SHORT PROBLEM: Here is the task for the listing below: output exactly the lines from the one containing "Convert this chart to Chart.js code." through the one containing "const yTicks = [0, 2000, 4000, 6000, 8000, 10000, 12000, 14000];", and leave out the pictures.

INPUT MATERIAL:

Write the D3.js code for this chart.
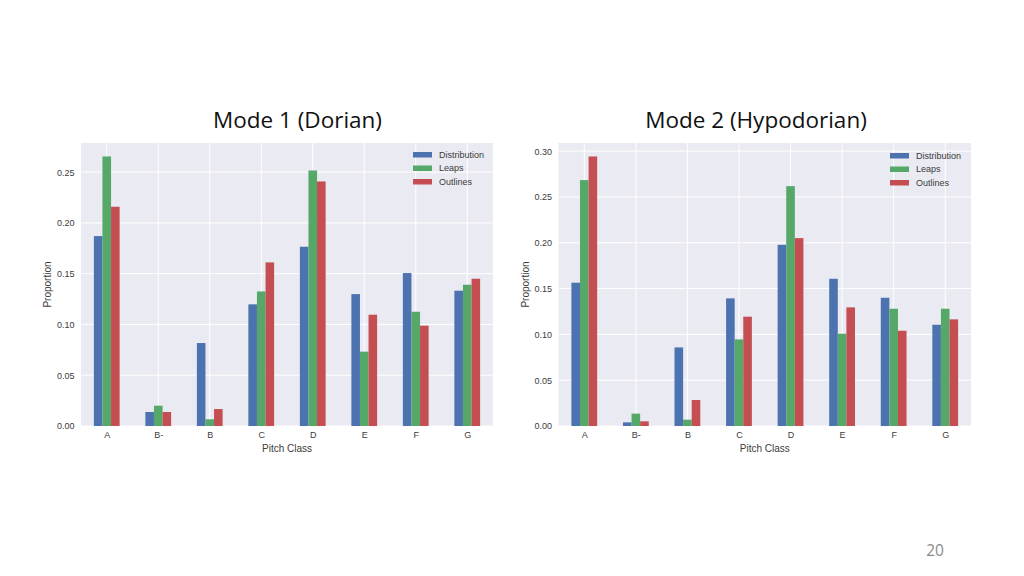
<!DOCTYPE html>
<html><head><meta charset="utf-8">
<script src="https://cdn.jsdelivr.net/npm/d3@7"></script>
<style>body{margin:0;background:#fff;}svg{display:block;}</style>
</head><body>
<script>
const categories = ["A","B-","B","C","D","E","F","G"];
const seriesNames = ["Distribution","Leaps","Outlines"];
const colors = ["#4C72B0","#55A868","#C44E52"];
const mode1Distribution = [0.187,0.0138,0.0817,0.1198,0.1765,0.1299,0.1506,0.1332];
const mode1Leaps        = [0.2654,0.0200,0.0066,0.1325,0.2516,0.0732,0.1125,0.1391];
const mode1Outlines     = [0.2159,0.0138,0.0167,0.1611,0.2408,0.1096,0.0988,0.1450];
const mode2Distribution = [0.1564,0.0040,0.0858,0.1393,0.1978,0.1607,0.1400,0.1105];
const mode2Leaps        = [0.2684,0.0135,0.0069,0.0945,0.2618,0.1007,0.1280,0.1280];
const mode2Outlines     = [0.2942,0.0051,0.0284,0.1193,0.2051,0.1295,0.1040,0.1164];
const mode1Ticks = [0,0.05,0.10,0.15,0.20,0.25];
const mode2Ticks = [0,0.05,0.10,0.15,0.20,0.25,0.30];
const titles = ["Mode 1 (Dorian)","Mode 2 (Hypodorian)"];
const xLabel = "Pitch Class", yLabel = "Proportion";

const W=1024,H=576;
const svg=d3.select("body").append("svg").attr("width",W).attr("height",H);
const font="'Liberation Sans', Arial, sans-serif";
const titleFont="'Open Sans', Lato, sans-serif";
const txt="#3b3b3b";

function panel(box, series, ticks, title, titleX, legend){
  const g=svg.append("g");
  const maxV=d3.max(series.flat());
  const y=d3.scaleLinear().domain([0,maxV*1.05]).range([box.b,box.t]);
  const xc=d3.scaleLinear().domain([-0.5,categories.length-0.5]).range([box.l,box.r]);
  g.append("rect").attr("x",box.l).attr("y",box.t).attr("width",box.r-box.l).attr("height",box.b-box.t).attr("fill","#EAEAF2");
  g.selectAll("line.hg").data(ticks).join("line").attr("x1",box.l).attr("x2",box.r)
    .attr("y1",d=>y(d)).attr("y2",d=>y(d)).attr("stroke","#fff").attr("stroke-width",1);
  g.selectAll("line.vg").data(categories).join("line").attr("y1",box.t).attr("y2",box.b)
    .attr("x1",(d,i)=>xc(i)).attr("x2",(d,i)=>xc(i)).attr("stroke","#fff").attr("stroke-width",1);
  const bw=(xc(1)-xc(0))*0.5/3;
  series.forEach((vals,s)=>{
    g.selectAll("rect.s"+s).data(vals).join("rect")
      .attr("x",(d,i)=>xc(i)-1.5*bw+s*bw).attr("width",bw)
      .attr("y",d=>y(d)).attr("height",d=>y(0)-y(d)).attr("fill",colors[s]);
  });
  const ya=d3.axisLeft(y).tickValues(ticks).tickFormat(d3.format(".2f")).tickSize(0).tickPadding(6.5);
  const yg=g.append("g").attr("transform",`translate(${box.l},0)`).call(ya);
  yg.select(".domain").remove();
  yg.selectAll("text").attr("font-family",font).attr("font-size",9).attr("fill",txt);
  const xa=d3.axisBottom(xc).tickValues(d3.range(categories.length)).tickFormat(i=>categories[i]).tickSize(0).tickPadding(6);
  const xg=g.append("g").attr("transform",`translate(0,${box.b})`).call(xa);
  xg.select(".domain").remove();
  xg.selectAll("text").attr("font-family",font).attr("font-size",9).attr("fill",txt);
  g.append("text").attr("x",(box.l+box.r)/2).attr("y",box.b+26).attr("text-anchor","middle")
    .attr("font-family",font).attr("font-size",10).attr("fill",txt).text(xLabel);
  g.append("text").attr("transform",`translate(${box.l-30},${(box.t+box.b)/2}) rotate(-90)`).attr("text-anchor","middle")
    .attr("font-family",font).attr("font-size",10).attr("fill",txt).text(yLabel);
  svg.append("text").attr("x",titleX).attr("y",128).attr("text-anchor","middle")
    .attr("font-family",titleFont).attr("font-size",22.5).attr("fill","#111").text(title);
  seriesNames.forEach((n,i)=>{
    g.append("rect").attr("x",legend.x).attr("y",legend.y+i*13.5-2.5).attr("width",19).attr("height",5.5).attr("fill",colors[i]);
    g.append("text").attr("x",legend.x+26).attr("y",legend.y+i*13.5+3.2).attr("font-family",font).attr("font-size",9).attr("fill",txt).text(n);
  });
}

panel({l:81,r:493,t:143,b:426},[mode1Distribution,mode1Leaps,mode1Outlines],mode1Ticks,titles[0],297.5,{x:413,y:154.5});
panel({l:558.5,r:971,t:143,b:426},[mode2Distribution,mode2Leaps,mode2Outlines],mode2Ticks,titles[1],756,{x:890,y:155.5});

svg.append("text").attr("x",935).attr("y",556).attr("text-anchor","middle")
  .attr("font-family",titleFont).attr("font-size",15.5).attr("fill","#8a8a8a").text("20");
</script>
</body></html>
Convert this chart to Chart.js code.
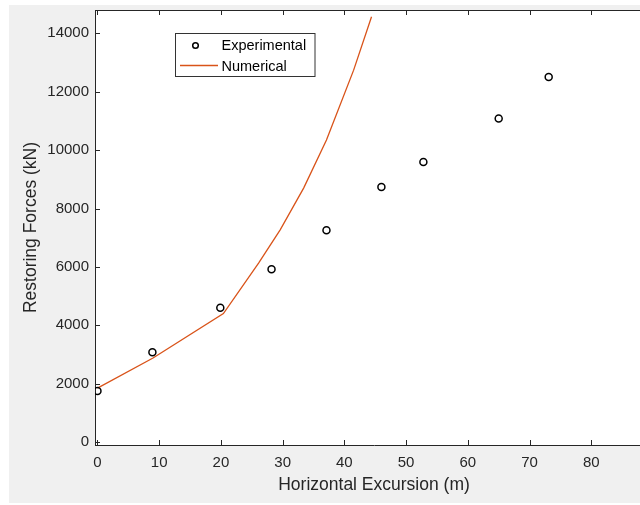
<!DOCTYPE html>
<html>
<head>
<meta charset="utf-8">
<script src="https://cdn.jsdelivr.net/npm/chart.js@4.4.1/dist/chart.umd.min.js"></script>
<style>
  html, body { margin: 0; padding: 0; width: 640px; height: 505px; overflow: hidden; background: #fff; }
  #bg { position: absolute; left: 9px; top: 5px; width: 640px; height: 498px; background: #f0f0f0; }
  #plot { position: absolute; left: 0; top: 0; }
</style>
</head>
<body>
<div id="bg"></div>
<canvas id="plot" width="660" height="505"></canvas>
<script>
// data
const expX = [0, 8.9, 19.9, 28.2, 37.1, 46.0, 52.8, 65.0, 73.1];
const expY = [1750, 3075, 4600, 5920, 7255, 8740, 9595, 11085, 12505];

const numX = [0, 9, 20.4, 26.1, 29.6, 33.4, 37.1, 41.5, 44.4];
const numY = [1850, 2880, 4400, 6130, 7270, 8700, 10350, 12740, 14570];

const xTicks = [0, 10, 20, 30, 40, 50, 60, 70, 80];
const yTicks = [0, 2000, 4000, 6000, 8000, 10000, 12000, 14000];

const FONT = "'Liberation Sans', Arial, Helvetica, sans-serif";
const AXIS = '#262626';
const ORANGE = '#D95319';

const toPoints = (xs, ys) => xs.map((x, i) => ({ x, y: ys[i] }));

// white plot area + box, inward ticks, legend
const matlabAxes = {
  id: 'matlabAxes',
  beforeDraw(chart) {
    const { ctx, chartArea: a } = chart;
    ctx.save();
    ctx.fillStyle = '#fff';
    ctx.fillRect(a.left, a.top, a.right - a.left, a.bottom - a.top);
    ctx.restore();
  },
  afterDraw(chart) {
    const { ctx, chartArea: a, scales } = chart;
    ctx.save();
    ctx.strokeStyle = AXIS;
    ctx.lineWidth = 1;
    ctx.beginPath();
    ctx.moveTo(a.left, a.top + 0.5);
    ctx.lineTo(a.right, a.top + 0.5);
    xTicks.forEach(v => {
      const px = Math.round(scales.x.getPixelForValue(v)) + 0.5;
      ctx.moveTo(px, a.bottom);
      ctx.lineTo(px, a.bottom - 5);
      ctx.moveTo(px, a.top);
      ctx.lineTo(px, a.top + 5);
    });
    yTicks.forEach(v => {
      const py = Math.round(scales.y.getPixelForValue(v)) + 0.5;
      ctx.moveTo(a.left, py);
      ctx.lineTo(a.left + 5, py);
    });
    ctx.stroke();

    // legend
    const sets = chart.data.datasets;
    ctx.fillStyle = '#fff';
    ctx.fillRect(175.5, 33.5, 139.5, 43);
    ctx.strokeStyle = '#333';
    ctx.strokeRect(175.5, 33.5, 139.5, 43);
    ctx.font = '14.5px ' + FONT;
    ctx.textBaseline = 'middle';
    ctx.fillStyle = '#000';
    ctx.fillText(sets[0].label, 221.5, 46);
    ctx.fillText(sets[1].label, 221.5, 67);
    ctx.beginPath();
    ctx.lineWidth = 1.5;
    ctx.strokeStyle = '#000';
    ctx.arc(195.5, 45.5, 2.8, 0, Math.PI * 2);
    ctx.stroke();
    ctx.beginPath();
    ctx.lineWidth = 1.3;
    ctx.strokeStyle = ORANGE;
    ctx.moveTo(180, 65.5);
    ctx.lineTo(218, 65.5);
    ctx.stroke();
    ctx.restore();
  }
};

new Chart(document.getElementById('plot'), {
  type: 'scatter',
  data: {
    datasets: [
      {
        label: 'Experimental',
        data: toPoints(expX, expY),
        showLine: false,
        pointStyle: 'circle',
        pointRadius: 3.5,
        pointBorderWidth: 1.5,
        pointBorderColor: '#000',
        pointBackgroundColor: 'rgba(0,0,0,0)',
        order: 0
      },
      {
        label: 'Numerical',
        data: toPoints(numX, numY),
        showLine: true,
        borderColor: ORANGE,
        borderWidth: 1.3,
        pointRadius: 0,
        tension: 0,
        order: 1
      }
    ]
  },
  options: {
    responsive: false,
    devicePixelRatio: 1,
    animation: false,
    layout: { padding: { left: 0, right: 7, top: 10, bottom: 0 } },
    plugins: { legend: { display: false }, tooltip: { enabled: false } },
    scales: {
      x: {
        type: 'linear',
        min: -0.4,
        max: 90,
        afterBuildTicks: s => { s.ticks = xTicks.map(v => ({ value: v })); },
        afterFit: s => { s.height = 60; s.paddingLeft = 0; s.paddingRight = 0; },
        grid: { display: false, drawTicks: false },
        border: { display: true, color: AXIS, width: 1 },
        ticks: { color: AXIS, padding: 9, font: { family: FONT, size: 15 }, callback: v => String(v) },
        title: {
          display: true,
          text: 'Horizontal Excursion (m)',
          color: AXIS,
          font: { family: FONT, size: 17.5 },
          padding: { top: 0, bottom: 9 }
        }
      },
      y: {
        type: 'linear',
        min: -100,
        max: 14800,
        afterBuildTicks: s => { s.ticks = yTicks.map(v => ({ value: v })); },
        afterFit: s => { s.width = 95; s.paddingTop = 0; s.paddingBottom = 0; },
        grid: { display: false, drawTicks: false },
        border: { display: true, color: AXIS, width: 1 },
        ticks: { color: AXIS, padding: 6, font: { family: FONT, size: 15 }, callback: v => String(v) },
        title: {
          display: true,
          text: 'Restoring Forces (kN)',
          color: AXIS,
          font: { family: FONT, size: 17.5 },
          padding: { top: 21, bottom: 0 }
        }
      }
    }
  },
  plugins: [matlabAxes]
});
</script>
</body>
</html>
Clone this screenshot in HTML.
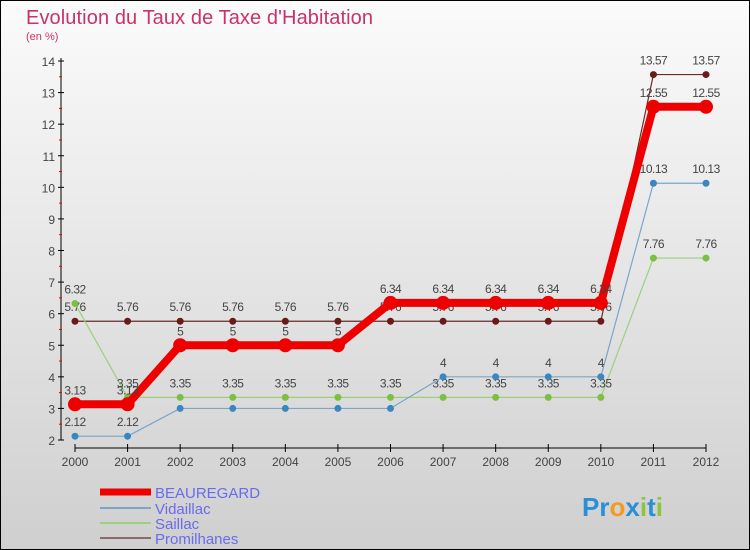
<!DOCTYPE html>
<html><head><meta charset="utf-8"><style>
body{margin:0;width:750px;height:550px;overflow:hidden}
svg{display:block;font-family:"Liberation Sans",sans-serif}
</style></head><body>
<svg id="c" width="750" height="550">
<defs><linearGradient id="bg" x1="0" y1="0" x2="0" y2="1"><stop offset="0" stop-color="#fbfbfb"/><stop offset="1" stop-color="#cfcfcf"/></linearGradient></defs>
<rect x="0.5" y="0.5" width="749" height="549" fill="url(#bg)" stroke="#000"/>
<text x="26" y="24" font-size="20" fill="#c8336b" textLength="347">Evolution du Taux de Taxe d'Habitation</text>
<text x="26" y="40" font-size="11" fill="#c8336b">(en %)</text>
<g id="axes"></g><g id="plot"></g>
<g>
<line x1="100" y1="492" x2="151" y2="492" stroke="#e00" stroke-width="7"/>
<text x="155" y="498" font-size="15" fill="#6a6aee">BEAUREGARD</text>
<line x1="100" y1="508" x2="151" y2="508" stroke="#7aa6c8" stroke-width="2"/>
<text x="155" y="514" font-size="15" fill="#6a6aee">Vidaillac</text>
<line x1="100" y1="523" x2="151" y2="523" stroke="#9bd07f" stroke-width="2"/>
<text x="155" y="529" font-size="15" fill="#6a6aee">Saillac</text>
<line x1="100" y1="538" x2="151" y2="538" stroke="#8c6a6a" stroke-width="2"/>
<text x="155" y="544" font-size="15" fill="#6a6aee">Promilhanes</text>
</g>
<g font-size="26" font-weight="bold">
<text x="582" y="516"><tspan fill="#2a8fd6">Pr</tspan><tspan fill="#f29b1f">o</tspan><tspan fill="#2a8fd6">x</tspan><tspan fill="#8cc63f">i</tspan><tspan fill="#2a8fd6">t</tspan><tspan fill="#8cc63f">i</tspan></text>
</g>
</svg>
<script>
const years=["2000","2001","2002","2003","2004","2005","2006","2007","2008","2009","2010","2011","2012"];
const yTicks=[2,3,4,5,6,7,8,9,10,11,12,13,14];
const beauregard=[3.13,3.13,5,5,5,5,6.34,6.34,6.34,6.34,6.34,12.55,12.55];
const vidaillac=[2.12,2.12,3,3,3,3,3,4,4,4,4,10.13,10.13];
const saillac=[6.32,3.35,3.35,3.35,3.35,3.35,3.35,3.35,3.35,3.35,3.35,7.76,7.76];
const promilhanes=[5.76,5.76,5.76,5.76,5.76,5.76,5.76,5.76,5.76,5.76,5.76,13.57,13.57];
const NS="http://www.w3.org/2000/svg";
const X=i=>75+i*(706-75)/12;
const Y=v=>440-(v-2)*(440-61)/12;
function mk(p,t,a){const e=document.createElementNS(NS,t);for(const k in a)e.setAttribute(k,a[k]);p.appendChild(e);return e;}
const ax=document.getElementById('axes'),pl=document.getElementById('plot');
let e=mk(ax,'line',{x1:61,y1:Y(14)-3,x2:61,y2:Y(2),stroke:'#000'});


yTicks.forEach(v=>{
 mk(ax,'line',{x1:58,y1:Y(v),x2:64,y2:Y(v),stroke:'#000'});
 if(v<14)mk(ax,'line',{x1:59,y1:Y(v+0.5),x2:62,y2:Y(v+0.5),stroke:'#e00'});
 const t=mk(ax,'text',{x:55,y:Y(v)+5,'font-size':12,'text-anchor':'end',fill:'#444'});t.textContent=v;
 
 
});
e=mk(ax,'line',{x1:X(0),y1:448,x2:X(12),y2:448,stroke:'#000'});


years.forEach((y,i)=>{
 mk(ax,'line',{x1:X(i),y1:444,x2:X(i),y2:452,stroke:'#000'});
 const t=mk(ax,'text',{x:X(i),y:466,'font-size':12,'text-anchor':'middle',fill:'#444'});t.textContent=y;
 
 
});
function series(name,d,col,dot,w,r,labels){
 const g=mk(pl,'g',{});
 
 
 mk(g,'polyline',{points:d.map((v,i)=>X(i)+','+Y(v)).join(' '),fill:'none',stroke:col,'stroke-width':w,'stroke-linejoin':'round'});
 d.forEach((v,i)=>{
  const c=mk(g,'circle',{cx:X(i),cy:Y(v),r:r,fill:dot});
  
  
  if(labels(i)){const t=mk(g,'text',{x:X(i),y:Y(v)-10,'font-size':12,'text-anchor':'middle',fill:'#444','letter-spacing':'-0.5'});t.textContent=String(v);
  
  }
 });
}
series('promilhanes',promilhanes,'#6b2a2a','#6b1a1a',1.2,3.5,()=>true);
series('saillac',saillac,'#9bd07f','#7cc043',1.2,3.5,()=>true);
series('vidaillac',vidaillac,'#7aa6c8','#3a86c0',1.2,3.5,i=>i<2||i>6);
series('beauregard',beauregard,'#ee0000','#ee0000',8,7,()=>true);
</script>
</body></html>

FINISHED TASK:
Convert this chart to Chart.js code.
<!DOCTYPE html>
<html>
<head>
<meta charset="utf-8">
<script src="https://cdn.jsdelivr.net/npm/chart.js@4.4.1/dist/chart.umd.min.js"></script>
<style>
  html, body { margin: 0; padding: 0; width: 640px; height: 505px; overflow: hidden; background: #fff; }
  #bg { position: absolute; left: 9px; top: 5px; width: 640px; height: 498px; background: #f0f0f0; }
  #plot { position: absolute; left: 0; top: 0; }
</style>
</head>
<body>
<div id="bg"></div>
<canvas id="plot" width="660" height="505"></canvas>
<script>
// data
const expX = [0, 8.9, 19.9, 28.2, 37.1, 46.0, 52.8, 65.0, 73.1];
const expY = [1750, 3075, 4600, 5920, 7255, 8740, 9595, 11085, 12505];

const numX = [0, 9, 20.4, 26.1, 29.6, 33.4, 37.1, 41.5, 44.4];
const numY = [1850, 2880, 4400, 6130, 7270, 8700, 10350, 12740, 14570];

const xTicks = [0, 10, 20, 30, 40, 50, 60, 70, 80];
const yTicks = [0, 2000, 4000, 6000, 8000, 10000, 12000, 14000];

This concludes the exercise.